Well I managed to aggravate a friend last night. I had been making some comments in casual conversation that finally got to my friend and I got to hear about it. The worst part for me was that I made someone angry. I spent half the night with a queasy stomach wondering how I did that.
I had noticed that this friend was generally looking forward to being done with their job for the day, or looking forward to the weekend to be more exact. Said friend was interpreting my remarks as an indicator of their work satisfaction. I am sure that the friend does enjoy their job. From what I have gathered, said person simply enjoys what they have planned after the paid job as much as the paid job. Maybe they are putting up their weekend countdowns as a way to remind themselves of what they also enjoy. At any rate, I misspoke in such a way that finally got them riled up. I will have to be more cautious about what I say in the future. The boiling point was when I suggested that their life might mirror a sitcom characters. In this sitcom, the woman character suggested to her cohort that she was done dating for a while and was only going to be concerned about her job. Her male friends scoffed at this and gave examples of other people who said the same thing and were married six months later. My friend interpreted this and things I have said in the past as them not caring about their job. This was not my goal, but I will have to stick to more generic, safe, items in the future.
I enjoyed my job when I had it and there was some times that I was anxious about being in a classroom. I do miss getting to interact with the students. Being a sub is not the same thing. The students know that I can't be trusted to teach them what their regular teacher wants known. My best bet it to present what was left for me and act as dumb as possible for the rest of class. When I was a full time teacher, I had the students attention much more than I do as a sub. It was pretty cool to have a group of people depend on me for an interpretation of their textbook.

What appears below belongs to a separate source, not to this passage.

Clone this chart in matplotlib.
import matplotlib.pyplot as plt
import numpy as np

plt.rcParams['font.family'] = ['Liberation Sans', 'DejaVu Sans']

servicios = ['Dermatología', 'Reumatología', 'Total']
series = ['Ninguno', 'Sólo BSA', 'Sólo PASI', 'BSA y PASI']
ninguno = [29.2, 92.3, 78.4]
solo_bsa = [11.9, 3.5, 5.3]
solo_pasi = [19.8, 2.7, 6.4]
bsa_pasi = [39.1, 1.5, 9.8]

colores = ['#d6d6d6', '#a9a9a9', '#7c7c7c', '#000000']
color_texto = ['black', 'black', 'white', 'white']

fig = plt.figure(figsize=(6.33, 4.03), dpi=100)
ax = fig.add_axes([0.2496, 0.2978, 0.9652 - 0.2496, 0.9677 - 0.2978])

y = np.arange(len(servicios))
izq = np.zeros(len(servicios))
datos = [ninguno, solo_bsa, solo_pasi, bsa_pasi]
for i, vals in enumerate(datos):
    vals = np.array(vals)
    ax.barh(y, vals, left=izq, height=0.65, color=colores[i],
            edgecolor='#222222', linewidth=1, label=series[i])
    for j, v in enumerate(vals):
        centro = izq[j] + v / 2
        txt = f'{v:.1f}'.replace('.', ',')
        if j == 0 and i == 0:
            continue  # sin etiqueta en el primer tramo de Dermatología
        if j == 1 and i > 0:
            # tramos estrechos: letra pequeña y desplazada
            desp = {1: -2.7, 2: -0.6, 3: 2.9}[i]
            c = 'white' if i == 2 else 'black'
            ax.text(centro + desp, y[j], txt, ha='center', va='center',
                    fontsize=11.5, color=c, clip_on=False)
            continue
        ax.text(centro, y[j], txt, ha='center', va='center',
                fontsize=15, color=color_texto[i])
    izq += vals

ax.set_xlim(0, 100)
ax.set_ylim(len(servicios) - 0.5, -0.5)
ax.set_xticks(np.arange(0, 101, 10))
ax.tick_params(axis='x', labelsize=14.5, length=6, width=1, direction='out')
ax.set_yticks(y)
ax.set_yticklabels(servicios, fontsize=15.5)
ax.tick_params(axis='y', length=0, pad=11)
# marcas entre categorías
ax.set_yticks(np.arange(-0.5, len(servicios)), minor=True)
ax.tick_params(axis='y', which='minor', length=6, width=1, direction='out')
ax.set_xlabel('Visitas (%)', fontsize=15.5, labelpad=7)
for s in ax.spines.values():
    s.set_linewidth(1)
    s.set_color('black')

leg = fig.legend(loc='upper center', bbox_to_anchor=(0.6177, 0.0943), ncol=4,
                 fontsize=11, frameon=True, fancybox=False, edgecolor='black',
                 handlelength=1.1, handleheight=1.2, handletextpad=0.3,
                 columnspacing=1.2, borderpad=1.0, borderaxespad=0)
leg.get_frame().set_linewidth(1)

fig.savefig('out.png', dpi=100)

The weekend or end of day assumption was a fault of mine. When I grew up, the weekends were not all that different from the weekdays. I rarely looked forward to a day of rest on the weekend. Or getting to do something special because it was the weekend. Sundays were rarely cased or planned as a day of rest. Sure, during the school year we had our religion classes in the morning, but as soon as we got home it was back to business as usual. When I got my one and still only full time work away from my family, a weekend wasn't that special. I would still have just as much work to do on the weekend as any other day of the week. If and when I got all the farm work done, I would do my planning. There were several weeks that I did no planning at all until late sunday or early monday morning.

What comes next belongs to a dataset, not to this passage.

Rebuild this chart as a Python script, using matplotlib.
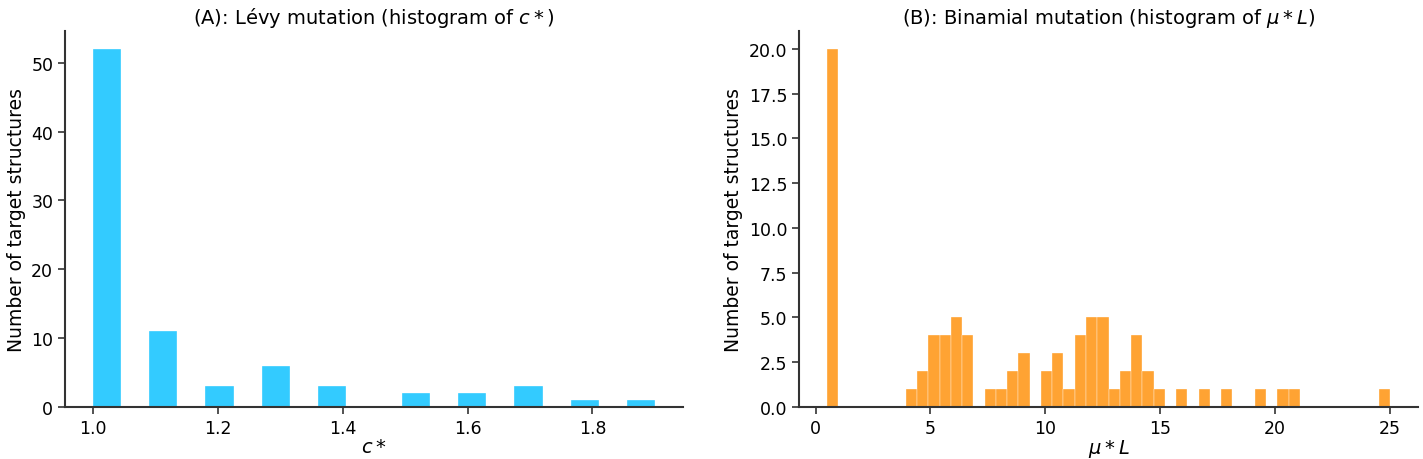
import numpy as np
import matplotlib
matplotlib.use("Agg")
import matplotlib.pyplot as plt

# Panel A: histogram of c* (20 bins from 1.0 to 1.9)
a_edges = np.linspace(1.0, 1.9, 21)
a_counts = [52, 0, 11, 0, 3, 0, 6, 0, 3, 0, 0, 2, 0, 2, 0, 3, 0, 1, 0, 1]

# Panel B: histogram of mu*L (50 bins from 0.5 to 25)
b_edges = np.linspace(0.5, 25.0, 51)
b_counts = [20, 0, 0, 0, 0, 0, 0, 1, 2, 4,
            4, 5, 4, 0, 1, 1, 2, 3, 0, 2,
            3, 1, 4, 5, 5, 1, 2, 4, 2, 1,
            0, 1, 0, 1, 0, 1, 0, 0, 1, 0,
            1, 1, 0, 0, 0, 0, 0, 0, 0, 1]

titles = ["(A): Lévy mutation (histogram of $c*$)",
          "(B): Binamial mutation (histogram of $\\mu*L$)"]
xlabels = ["$c*$", "$\\mu*L$"]
ylabel = "Number of target structures"

plt.rcParams['font.family'] = ['DejaVu Sans']
fig = plt.figure(figsize=(14.23, 4.6), dpi=100)
ax1 = fig.add_axes([65/1423, 1-408/460, (683-65)/1423, (408-32)/460])
ax2 = fig.add_axes([799/1423, 1-408/460, (1418-799)/1423, (408-32)/460])

def centers(e):
    e = np.asarray(e)
    return (e[:-1] + e[1:]) / 2

ax1.hist(centers(a_edges), bins=a_edges, weights=a_counts,
         color='deepskyblue', alpha=0.8, edgecolor='white', linewidth=0.3)
ax2.hist(centers(b_edges), bins=b_edges, weights=b_counts,
         color='darkorange', alpha=0.8, edgecolor='white', linewidth=0.3)

for ax, t, xl in zip([ax1, ax2], titles, xlabels):
    ax.set_title(t, fontsize=14, pad=6)
    ax.set_xlabel(xl, fontsize=14, labelpad=0)
    ax.set_ylabel(ylabel, fontsize=13.5, labelpad=4)
    ax.tick_params(labelsize=12.5, width=1.2, length=5, color='#333333')
    for s in ['top', 'right']:
        ax.spines[s].set_visible(False)
    for s in ['left', 'bottom']:
        ax.spines[s].set_linewidth(1.5)
        ax.spines[s].set_color('#333333')

ax2.yaxis.set_major_formatter(matplotlib.ticker.FormatStrFormatter('%.1f'))

fig.savefig("out.png", dpi=100)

One time I was tasked with a tough question by my superintendent. For whatever reason or technique of his, he gave me an ultimatum. I was asked if I did want to teach science or ag. Because of my ag degree, he might have decided that I was slouching on my science teaching as an indicator of my work desire. Anyways he told me that if I wanted to be an ag teacher, I would be taken out of my current classroom and work the remaining duration of my contract as a tutor or something else. I told him that I wanted to be a science teacher. Currently I would take a job as an ag teacher, but would use that as a stepping stone to a science education position. Sometimes jobs are posted internally first and I may have to work as one to get the other. A science teaching position is much more stable. There is no future in teaching ag. Schools are looking for ways to cut money, and ag programs are going to be gone in my lifetime. That program is not necessary for a high school diploma and will be out of the picture if need be. The schools will lose many students to the career centers, but if they were concerned about student retention, they wouldn't allow the PSO program.